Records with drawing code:
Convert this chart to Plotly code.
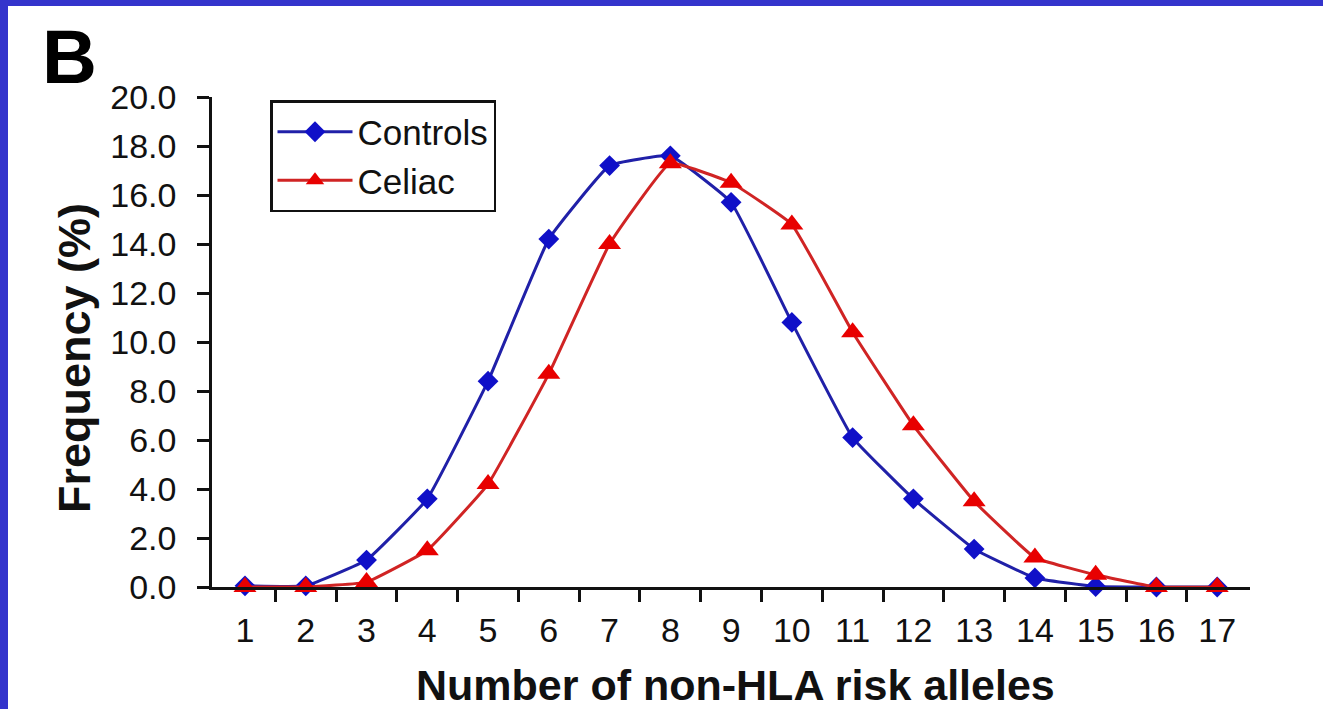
import plotly.graph_objects as go

alleles = list(range(1, 18))
controls = [0.05, 0.05, 1.1, 3.6, 8.4, 14.2, 17.2, 17.6, 15.7, 10.8, 6.1, 3.6, 1.55, 0.37, 0.02, 0.0, 0.0]
celiac = [0.0, 0.0, 0.2, 1.5, 4.2, 8.7, 14.0, 17.3, 16.5, 14.8, 10.4, 6.6, 3.5, 1.2, 0.5, 0.0, 0.0]
y_ticks = [0, 2, 4, 6, 8, 10, 12, 14, 16, 18, 20]
x_ticks = alleles
x_minor = [a + 0.5 for a in alleles[:-1]]

W, H = 1323, 709
L, R, T, B = 212, 73, 97, 122
pw, ph = W - L - R, H - T - B

def px(x):
    return (x - L) / pw

def py(y):
    return (H - B - y) / ph

FONT = "Liberation Sans, Arial, Helvetica, sans-serif"

fig = go.Figure()
fig.add_trace(go.Scatter(
    x=alleles, y=controls, name="Controls", mode="lines+markers",
    line=dict(color="#2020a8", width=3, shape="spline", smoothing=0.3),
    marker=dict(symbol="diamond", size=16, color="#1010c8"),
    cliponaxis=False,
))
fig.add_trace(go.Scatter(
    x=alleles, y=celiac, name="Celiac", mode="lines+markers",
    line=dict(color="#d02424", width=3, shape="spline", smoothing=0.3),
    marker=dict(symbol="triangle-up", size=20, color="#e80000"),
    cliponaxis=False,
))

fig.update_layout(
    width=W, height=H,
    margin=dict(l=L, r=R, t=T, b=B, pad=0),
    paper_bgcolor="white", plot_bgcolor="white",
    font=dict(family=FONT, color="#111111"),
    showlegend=True,
    legend=dict(
        x=px(270), y=py(100), xanchor="left", yanchor="top",
        bordercolor="#111111", borderwidth=2.5, bgcolor="white",
        font=dict(size=35, family=FONT, color="#111111"),
        itemwidth=75, tracegroupgap=0,
    ),
    xaxis=dict(
        range=[0.457, 17.54], showgrid=False, zeroline=False,
        showline=True, linecolor="#111111", linewidth=2.5,
        tickmode="array", tickvals=x_ticks, ticktext=[str(v) for v in x_ticks],
        ticks="", ticklabelstandoff=11,
        tickfont=dict(size=34, family=FONT, color="#111111"),
        minor=dict(tickmode="array", tickvals=x_minor, ticks="outside",
                   ticklen=12, tickwidth=2.5, tickcolor="#111111", showgrid=False),
    ),
    yaxis=dict(
        range=[0, 20], showgrid=False, zeroline=False,
        showline=True, linecolor="#111111", linewidth=2.5,
        tickmode="array", tickvals=y_ticks, ticktext=[f"{v:.1f}" for v in y_ticks],
        ticks="outside", ticklen=12, tickwidth=2.5, tickcolor="#111111",
        ticklabelstandoff=14,
        tickfont=dict(size=34, family=FONT, color="#111111"),
    ),
    annotations=[
        dict(text="<b>Number of non-HLA risk alleles</b>", xref="paper", yref="paper",
             x=px(735), y=py(685), xanchor="center", yanchor="middle", showarrow=False,
             font=dict(size=43, family=FONT, color="#111111")),
        dict(text="<b>Frequency (%)</b>", xref="paper", yref="paper",
             x=px(74), y=py(358), xanchor="center", yanchor="middle", showarrow=False,
             textangle=-90, font=dict(size=45, family=FONT, color="#111111")),
        dict(text="<b>B</b>", xref="paper", yref="paper",
             x=px(69), y=py(57), xanchor="center", yanchor="middle", showarrow=False,
             font=dict(size=76, family=FONT, color="#000000")),
    ],
    shapes=[
        dict(type="rect", xref="paper", yref="paper", x0=px(0), x1=px(W), y0=py(6), y1=py(0),
             fillcolor="#3434cc", line=dict(width=0), layer="above"),
        dict(type="rect", xref="paper", yref="paper", x0=px(0), x1=px(8), y0=py(H), y1=py(0),
             fillcolor="#3434cc", line=dict(width=0), layer="above"),
    ],
)

fig.write_html("out.html")
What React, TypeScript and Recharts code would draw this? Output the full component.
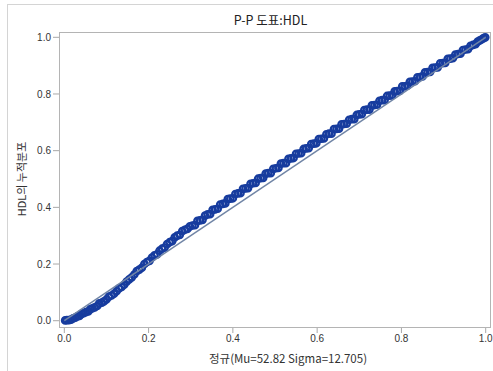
import { ScatterChart, Scatter, XAxis, YAxis } from 'recharts'

// P-P plot: normal CDF (x) vs empirical CDF of HDL (y)
const normalCdf = [
  0.002, 0.006, 0.011, 0.016, 0.021, 0.026, 0.031, 0.036, 0.041, 0.046,
  0.051, 0.057, 0.062, 0.067, 0.072, 0.078, 0.083, 0.089, 0.094, 0.1,
  0.106, 0.112, 0.118, 0.124, 0.13, 0.136, 0.142, 0.148, 0.154, 0.16,
  0.166, 0.172, 0.178, 0.184, 0.19, 0.196, 0.202, 0.208, 0.214, 0.22,
  0.226, 0.232, 0.238, 0.244, 0.25, 0.256, 0.262, 0.268, 0.274, 0.28,
  0.286, 0.292, 0.298, 0.304, 0.31, 0.316, 0.322, 0.328, 0.334, 0.34,
  0.346, 0.352, 0.358, 0.364, 0.37, 0.376, 0.382, 0.388, 0.394, 0.4,
  0.406, 0.412, 0.418, 0.424, 0.43, 0.436, 0.442, 0.448, 0.454, 0.46,
  0.466, 0.472, 0.478, 0.484, 0.49, 0.496, 0.502, 0.508, 0.514, 0.52,
  0.526, 0.532, 0.538, 0.544, 0.55, 0.556, 0.562, 0.568, 0.574, 0.58,
  0.586, 0.592, 0.598, 0.604, 0.61, 0.616, 0.622, 0.628, 0.634, 0.64,
  0.646, 0.652, 0.658, 0.664, 0.67, 0.676, 0.682, 0.688, 0.694, 0.7,
  0.706, 0.712, 0.718, 0.724, 0.73, 0.736, 0.742, 0.748, 0.754, 0.76,
  0.766, 0.772, 0.778, 0.784, 0.79, 0.796, 0.802, 0.808, 0.814, 0.82,
  0.826, 0.832, 0.838, 0.844, 0.85, 0.856, 0.862, 0.868, 0.874, 0.88,
  0.886, 0.892, 0.898, 0.904, 0.91, 0.916, 0.922, 0.928, 0.934, 0.94,
  0.946, 0.952, 0.958, 0.964, 0.97, 0.976, 0.981, 0.986, 0.991, 0.995,
  0.999,
]

const hdlCdf = [
  0.001, 0.002, 0.002, 0.004, 0.008, 0.011, 0.015, 0.017, 0.024, 0.027,
  0.03, 0.033, 0.041, 0.044, 0.047, 0.052, 0.061, 0.064, 0.068, 0.075,
  0.085, 0.089, 0.095, 0.104, 0.114, 0.119, 0.127, 0.138, 0.146, 0.153,
  0.163, 0.175, 0.18, 0.187, 0.2, 0.207, 0.211, 0.223, 0.231, 0.234,
  0.247, 0.254, 0.258, 0.27, 0.277, 0.281, 0.294, 0.3, 0.303, 0.316,
  0.321, 0.324, 0.333, 0.336, 0.337, 0.352, 0.354, 0.356, 0.371, 0.375,
  0.376, 0.391, 0.393, 0.395, 0.41, 0.412, 0.414, 0.429, 0.431, 0.432,
  0.447, 0.449, 0.45, 0.465, 0.467, 0.468, 0.483, 0.485, 0.486, 0.501,
  0.503, 0.504, 0.519, 0.521, 0.521, 0.536, 0.538, 0.539, 0.554, 0.556,
  0.556, 0.571, 0.573, 0.574, 0.589, 0.59, 0.591, 0.606, 0.608, 0.609,
  0.623, 0.625, 0.626, 0.641, 0.642, 0.643, 0.658, 0.66, 0.66, 0.676,
  0.677, 0.678, 0.693, 0.694, 0.695, 0.709, 0.711, 0.711, 0.726, 0.728,
  0.729, 0.743, 0.745, 0.745, 0.76, 0.761, 0.762, 0.776, 0.778, 0.778,
  0.793, 0.794, 0.795, 0.809, 0.81, 0.811, 0.827, 0.827, 0.829, 0.843,
  0.844, 0.845, 0.859, 0.86, 0.862, 0.876, 0.877, 0.878, 0.892, 0.893,
  0.894, 0.908, 0.909, 0.91, 0.924, 0.925, 0.926, 0.939, 0.941, 0.942,
  0.955, 0.957, 0.958, 0.97, 0.973, 0.976, 0.985, 0.989, 0.993, 0.997,
  1.0,
]

const diagonal = [0, 1]
const axisTicks = [0, 0.2, 0.4, 0.6, 0.8, 1.0]

const points = normalCdf.map((x, i) => ({ x, y: hdlCdf[i] }))
const refLine = diagonal.map((v) => ({ x: v, y: v }))

const font = 'Arial, "Liberation Sans", "Noto Sans CJK KR", sans-serif'
const korean = '"Noto Sans CJK KR", Arial, sans-serif'

function Marker(props: any) {
  if (props.cx == null || props.cy == null) return <g />
  return <circle cx={props.cx} cy={props.cy} r={3.2} fill="none" stroke="#173c9e" strokeWidth={2.3} />
}

export default function App() {
  return (
    <div style={{ position: 'absolute', left: 0, top: 0, width: 493, height: 371, background: '#fff', overflow: 'hidden' }}>
      <div style={{ position: 'absolute', left: 7, top: 4, width: 500, height: 400, borderLeft: '1px solid #d4d4d4', borderTop: '1px solid #d4d4d4' }} />
      <ScatterChart width={493} height={371} margin={{ top: 32, right: 3, bottom: 14, left: 0 }}>
        <XAxis
          type="number"
          dataKey="x"
          domain={[-0.0126, 1.0102]}
          ticks={axisTicks}
          allowDataOverflow
          height={30}
          tickSize={6}
          axisLine={false}
          tickLine={{ stroke: '#a8a8a8' }}
          tick={{ fontSize: 10, fill: '#333', fontFamily: font }}
          tickFormatter={(v: number) => v.toFixed(1)}
        />
        <YAxis
          type="number"
          dataKey="y"
          domain={[-0.0222, 1.0187]}
          ticks={axisTicks}
          allowDataOverflow
          width={59}
          tickSize={6}
          axisLine={false}
          tickLine={{ stroke: '#a8a8a8' }}
          tick={{ fontSize: 10, fill: '#333', fontFamily: font }}
          tickFormatter={(v: number) => v.toFixed(1)}
        />
        <Scatter data={points} shape={Marker} isAnimationActive={false} />
        <Scatter
          data={refLine}
          line={{ stroke: '#7185a6', strokeWidth: 1.5 }}
          shape={() => <g />}
          isAnimationActive={false}
        />
      </ScatterChart>
      <div style={{ position: 'absolute', left: 59, top: 32, width: 430, height: 294, border: '1px solid #b4b4b4', pointerEvents: 'none' }} />
      <div style={{ position: 'absolute', left: 0, width: 493, top: 12, textAlign: 'center', paddingLeft: 48, boxSizing: 'border-box', fontSize: 12.5, color: '#222', fontFamily: korean, lineHeight: '16px' }}>
        P-P 도표:HDL
      </div>
      <div style={{ position: 'absolute', left: 0, width: 493, top: 350, textAlign: 'center', paddingLeft: 83, boxSizing: 'border-box', fontSize: 11.5, color: '#333', fontFamily: korean, lineHeight: '16px' }}>
        정규(Mu=52.82 Sigma=12.705)
      </div>
      <div style={{ position: 'absolute', left: 21, top: 179, transform: 'translate(-50%, -50%) rotate(-90deg)', whiteSpace: 'nowrap', fontSize: 11, color: '#333', fontFamily: korean, lineHeight: '14px' }}>
        HDL의 누적분포
      </div>
    </div>
  )
}
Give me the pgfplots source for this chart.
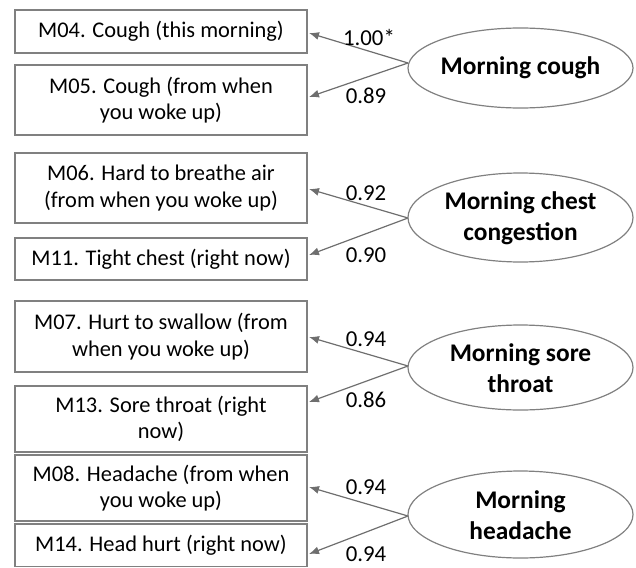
\documentclass[border=0pt]{standalone}
\usepackage{fontspec}
\setmainfont{Carlito}
\usepackage{pgfplots}
\pgfplotsset{compat=1.18}
\usetikzlibrary{arrows.meta}
\definecolor{boxc}{RGB}{128,128,128}
\definecolor{arrc}{RGB}{110,110,110}
\begin{document}
\begin{tikzpicture}
\begin{axis}[
  scale only axis, width=318pt, height=283.5pt,
  xmin=0, xmax=636, ymin=0, ymax=567, y dir=reverse,
  hide axis, clip=false,
]
\path (axis cs:0,0) rectangle (axis cs:636,567);
% boxes: left right top bottom
\addplot[boxc, line width=0.6pt] coordinates {(15,10)(307,10)(307,53)(15,53)} -- cycle;
\addplot[boxc, line width=0.6pt] coordinates {(15,65)(307,65)(307,135)(15,135)} -- cycle;
\addplot[boxc, line width=0.6pt] coordinates {(15,153)(307,153)(307,223)(15,223)} -- cycle;
\addplot[boxc, line width=0.6pt] coordinates {(15,238)(307,238)(307,280)(15,280)} -- cycle;
\addplot[boxc, line width=0.6pt] coordinates {(15,301)(307,301)(307,372)(15,372)} -- cycle;
\addplot[boxc, line width=0.6pt] coordinates {(15,386)(307,386)(307,452)(15,452)} -- cycle;
\addplot[boxc, line width=0.6pt] coordinates {(15,455)(307,455)(307,521)(15,521)} -- cycle;
\addplot[boxc, line width=0.6pt] coordinates {(15,524)(307,524)(307,566.5)(15,566.5)} -- cycle;
% arrows
\addplot[arrc, line width=0.6pt, -{Latex[length=5pt,width=4pt]}] coordinates {(408,63)(309,33)};
\addplot[arrc, line width=0.6pt, -{Latex[length=5pt,width=4pt]}] coordinates {(408,63)(309,97)};
\addplot[arrc, line width=0.6pt, -{Latex[length=5pt,width=4pt]}] coordinates {(408,218)(309,189)};
\addplot[arrc, line width=0.6pt, -{Latex[length=5pt,width=4pt]}] coordinates {(408,218)(309,255)};
\addplot[arrc, line width=0.6pt, -{Latex[length=5pt,width=4pt]}] coordinates {(408,366)(309,337)};
\addplot[arrc, line width=0.6pt, -{Latex[length=5pt,width=4pt]}] coordinates {(408,366)(309,402)};
\addplot[arrc, line width=0.6pt, -{Latex[length=5pt,width=4pt]}] coordinates {(408,516)(309,487)};
\addplot[arrc, line width=0.6pt, -{Latex[length=5pt,width=4pt]}] coordinates {(408,516)(309,554)};
% ellipses
\draw[boxc, line width=0.6pt] (axis cs:520.5,68) ellipse [x radius=56.25pt, y radius=20pt];
\draw[boxc, line width=0.6pt] (axis cs:520.5,217.5) ellipse [x radius=56.25pt, y radius=22.25pt];
\draw[boxc, line width=0.6pt] (axis cs:520.5,367.5) ellipse [x radius=56.25pt, y radius=21.25pt];
\draw[boxc, line width=0.6pt] (axis cs:520.5,514.5) ellipse [x radius=56.25pt, y radius=21.75pt];
% box texts
\tikzset{bt/.style={align=center, inner sep=0pt, font=\fontsize{11.2}{13.2}\selectfont},
         et/.style={align=center, inner sep=0pt, font=\fontsize{12.7}{15.5}\selectfont\bfseries},
         lt/.style={inner sep=0pt, font=\fontsize{11.4}{13.5}\selectfont}}
\node[bt] at (axis cs:161,31.5) {M04. Cough (this morning)};
\node[bt] at (axis cs:161,100) {M05. Cough (from when\\you woke up)};
\node[bt] at (axis cs:161,188) {M06. Hard to breathe air\\(from when you woke up)};
\node[bt] at (axis cs:161,259) {M11. Tight chest (right now)};
\node[bt] at (axis cs:161,336.5) {M07. Hurt to swallow (from\\when you woke up)};
\node[bt] at (axis cs:161,419) {M13. Sore throat (right\\now)};
\node[bt] at (axis cs:161,488) {M08. Headache (from when\\you woke up)};
\node[bt] at (axis cs:161,545) {M14. Head hurt (right now)};
% ellipse texts
\node[et] at (axis cs:520.5,68) {Morning cough};
\node[et] at (axis cs:520.5,218) {Morning chest\\congestion};
\node[et] at (axis cs:520.5,368) {Morning sore\\throat};
\node[et] at (axis cs:520.5,515) {Morning\\headache};
% loading labels
\node[lt] at (axis cs:369,37) {1.00*};
\node[lt] at (axis cs:366,96) {0.89};
\node[lt] at (axis cs:366,193) {0.92};
\node[lt] at (axis cs:366,255) {0.90};
\node[lt] at (axis cs:366,339) {0.94};
\node[lt] at (axis cs:366,400) {0.86};
\node[lt] at (axis cs:366,487) {0.94};
\node[lt] at (axis cs:366,554) {0.94};
\end{axis}
\end{tikzpicture}
\end{document}
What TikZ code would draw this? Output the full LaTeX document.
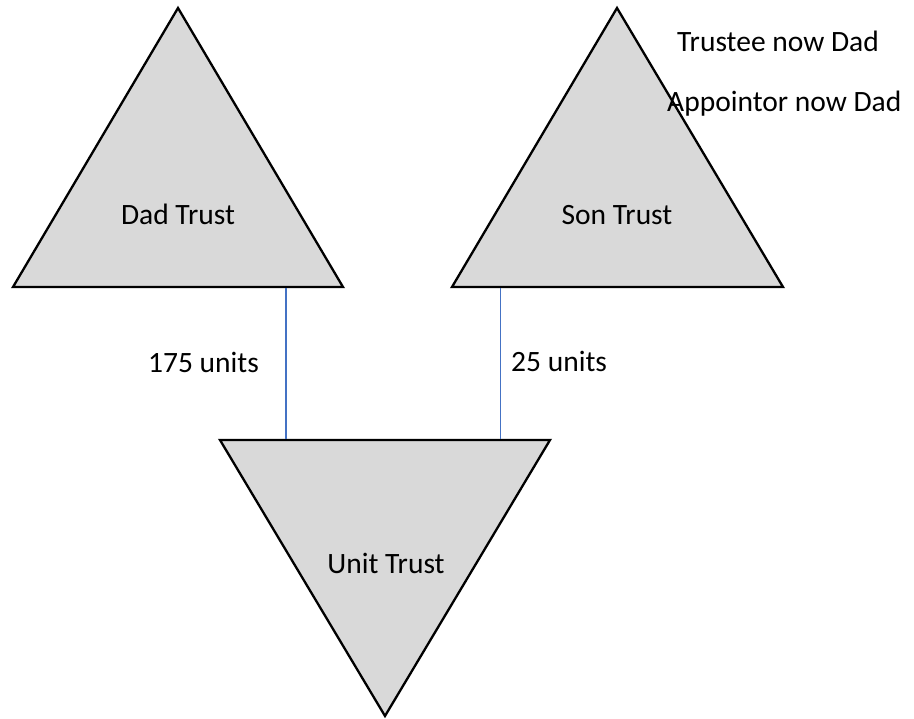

_Aim of the exercise_. Retype the records above word for word, from their first line through the line containing "x_minor = [a + 0.5 for a in alleles[:-1]]", and leave out every picture.

_Correct response_.
Convert this chart to Plotly code.
import plotly.graph_objects as go

alleles = list(range(1, 18))
controls = [0.05, 0.05, 1.1, 3.6, 8.4, 14.2, 17.2, 17.6, 15.7, 10.8, 6.1, 3.6, 1.55, 0.37, 0.02, 0.0, 0.0]
celiac = [0.0, 0.0, 0.2, 1.5, 4.2, 8.7, 14.0, 17.3, 16.5, 14.8, 10.4, 6.6, 3.5, 1.2, 0.5, 0.0, 0.0]
y_ticks = [0, 2, 4, 6, 8, 10, 12, 14, 16, 18, 20]
x_ticks = alleles
x_minor = [a + 0.5 for a in alleles[:-1]]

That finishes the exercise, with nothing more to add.